For each line below that includes the word "this", make a copy.

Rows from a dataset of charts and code
----------
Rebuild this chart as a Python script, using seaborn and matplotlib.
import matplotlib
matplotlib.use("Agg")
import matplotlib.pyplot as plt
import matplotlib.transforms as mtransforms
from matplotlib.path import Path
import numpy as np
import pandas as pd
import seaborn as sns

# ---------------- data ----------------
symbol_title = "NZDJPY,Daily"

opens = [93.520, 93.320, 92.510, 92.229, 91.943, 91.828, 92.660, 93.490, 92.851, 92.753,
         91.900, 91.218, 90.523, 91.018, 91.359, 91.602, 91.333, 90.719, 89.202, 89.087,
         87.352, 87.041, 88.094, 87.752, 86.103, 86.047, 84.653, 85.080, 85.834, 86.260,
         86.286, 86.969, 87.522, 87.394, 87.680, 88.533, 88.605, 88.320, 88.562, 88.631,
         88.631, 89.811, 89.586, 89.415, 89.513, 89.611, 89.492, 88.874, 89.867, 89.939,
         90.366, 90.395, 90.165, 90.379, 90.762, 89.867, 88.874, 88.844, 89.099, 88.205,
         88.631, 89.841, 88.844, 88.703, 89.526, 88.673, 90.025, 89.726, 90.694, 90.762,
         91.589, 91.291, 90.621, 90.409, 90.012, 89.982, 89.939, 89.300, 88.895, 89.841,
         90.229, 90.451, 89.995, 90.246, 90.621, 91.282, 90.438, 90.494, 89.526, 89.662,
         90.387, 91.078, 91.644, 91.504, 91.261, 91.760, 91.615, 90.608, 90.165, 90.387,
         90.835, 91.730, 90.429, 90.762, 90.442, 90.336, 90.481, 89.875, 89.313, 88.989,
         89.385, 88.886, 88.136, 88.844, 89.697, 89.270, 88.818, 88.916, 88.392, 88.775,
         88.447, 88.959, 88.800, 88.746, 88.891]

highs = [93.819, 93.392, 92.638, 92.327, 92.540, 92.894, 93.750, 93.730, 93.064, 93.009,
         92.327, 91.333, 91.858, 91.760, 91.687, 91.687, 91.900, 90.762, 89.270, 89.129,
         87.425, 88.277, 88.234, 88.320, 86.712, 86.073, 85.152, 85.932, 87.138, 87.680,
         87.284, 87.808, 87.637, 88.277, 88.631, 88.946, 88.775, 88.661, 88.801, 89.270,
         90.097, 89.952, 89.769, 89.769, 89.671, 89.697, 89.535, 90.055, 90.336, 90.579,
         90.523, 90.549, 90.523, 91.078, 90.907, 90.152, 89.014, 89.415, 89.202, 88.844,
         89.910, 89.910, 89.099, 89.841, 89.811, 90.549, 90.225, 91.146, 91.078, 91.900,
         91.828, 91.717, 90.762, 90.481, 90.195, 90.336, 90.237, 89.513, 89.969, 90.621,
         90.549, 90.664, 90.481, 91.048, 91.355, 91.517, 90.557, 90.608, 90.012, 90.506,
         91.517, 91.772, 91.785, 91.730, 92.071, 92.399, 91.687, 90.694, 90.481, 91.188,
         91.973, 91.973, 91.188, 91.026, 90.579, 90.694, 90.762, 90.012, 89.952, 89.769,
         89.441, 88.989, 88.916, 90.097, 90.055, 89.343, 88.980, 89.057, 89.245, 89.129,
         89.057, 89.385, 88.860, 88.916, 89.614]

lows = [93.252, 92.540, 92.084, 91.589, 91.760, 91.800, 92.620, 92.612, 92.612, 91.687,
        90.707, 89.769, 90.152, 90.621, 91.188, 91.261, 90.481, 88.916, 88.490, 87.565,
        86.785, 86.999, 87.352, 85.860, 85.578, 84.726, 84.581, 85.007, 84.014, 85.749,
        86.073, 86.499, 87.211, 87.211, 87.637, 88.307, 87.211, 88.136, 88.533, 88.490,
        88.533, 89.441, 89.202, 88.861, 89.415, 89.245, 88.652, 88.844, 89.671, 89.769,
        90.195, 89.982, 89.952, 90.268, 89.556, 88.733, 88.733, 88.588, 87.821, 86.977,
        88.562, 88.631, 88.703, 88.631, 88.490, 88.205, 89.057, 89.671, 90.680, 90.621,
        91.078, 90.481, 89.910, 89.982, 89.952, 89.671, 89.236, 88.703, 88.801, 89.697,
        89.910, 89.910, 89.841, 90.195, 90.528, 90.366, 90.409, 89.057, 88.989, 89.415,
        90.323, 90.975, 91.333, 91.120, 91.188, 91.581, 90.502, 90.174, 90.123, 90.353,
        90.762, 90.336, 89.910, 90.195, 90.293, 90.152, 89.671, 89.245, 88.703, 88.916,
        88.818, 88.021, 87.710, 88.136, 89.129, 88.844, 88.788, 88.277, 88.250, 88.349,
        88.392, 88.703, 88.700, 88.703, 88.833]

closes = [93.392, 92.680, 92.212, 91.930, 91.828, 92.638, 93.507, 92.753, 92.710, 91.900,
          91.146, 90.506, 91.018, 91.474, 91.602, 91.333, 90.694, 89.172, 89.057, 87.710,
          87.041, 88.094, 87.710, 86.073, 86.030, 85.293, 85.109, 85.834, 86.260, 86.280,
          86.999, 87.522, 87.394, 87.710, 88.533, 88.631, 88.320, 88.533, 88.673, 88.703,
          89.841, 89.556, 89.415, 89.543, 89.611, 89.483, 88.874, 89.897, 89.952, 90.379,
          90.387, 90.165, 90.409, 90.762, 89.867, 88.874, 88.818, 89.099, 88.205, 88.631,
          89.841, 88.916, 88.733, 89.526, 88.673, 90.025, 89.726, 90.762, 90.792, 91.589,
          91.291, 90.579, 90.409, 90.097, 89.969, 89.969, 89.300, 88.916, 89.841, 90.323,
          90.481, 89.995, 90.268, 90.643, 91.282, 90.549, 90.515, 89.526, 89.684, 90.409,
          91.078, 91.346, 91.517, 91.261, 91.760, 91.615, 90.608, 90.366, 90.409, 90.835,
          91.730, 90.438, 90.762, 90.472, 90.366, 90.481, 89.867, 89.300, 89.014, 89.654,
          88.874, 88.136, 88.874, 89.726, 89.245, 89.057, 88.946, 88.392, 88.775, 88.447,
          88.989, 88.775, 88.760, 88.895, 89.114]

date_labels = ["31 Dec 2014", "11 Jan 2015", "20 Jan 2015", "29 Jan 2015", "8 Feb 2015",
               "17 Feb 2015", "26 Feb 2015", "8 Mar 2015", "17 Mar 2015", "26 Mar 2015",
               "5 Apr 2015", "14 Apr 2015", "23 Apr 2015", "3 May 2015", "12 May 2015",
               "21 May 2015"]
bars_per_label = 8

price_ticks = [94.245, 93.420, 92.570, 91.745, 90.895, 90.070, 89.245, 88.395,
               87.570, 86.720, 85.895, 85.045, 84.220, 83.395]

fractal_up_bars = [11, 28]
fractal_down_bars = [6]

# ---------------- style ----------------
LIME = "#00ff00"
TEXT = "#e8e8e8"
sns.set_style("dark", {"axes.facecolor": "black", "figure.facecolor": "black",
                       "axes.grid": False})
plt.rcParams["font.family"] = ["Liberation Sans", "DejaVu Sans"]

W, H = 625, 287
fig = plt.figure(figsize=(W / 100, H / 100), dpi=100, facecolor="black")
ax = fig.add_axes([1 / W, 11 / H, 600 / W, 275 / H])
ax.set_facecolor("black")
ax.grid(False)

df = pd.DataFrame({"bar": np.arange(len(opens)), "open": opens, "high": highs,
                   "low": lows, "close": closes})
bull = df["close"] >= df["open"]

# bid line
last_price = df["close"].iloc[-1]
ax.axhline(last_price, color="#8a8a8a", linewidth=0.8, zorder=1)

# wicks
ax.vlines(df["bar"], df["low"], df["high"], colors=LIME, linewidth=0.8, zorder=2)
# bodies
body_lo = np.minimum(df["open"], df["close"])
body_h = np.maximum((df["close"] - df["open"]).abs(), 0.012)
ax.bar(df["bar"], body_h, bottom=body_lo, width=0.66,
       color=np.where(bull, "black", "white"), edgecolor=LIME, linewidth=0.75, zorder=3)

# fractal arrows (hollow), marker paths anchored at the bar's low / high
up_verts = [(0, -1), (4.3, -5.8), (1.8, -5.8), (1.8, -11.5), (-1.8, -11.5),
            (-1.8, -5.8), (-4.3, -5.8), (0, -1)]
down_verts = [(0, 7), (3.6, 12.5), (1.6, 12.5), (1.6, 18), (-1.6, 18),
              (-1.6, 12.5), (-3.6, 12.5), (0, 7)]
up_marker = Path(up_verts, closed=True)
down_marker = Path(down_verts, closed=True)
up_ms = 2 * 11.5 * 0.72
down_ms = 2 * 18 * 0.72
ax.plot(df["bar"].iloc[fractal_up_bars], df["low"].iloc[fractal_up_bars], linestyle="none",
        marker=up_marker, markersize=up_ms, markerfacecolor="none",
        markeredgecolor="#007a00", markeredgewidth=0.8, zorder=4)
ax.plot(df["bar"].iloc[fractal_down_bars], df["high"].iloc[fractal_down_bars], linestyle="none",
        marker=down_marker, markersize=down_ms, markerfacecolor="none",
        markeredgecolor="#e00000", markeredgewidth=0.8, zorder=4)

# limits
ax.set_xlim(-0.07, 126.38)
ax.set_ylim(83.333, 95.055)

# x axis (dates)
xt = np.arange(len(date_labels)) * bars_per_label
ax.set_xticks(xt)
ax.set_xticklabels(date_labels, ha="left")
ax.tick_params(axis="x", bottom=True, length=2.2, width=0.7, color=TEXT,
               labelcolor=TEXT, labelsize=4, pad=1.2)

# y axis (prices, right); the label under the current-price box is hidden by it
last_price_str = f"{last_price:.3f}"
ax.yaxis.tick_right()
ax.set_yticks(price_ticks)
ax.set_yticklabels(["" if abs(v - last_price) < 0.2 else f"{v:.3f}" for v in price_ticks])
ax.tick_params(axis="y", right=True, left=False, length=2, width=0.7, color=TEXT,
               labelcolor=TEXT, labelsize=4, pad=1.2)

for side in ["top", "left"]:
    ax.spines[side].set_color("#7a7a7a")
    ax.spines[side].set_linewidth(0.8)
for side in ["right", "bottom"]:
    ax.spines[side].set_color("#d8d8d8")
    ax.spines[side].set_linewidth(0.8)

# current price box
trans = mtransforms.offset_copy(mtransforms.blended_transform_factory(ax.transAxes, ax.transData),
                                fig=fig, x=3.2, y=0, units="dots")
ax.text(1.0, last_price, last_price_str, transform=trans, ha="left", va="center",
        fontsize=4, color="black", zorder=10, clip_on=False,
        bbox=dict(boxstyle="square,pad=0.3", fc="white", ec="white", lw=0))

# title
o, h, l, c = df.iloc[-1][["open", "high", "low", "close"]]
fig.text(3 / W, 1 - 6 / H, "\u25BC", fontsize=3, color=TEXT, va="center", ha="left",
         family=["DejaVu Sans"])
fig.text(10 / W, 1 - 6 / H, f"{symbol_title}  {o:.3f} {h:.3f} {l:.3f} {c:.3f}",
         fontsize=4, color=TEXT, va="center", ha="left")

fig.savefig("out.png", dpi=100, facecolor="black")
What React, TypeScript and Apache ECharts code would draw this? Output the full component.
----------
Solved exercise:
Rebuild this chart as a Python script, using seaborn and matplotlib.
What React, TypeScript and Apache ECharts code would draw this? Output the full component.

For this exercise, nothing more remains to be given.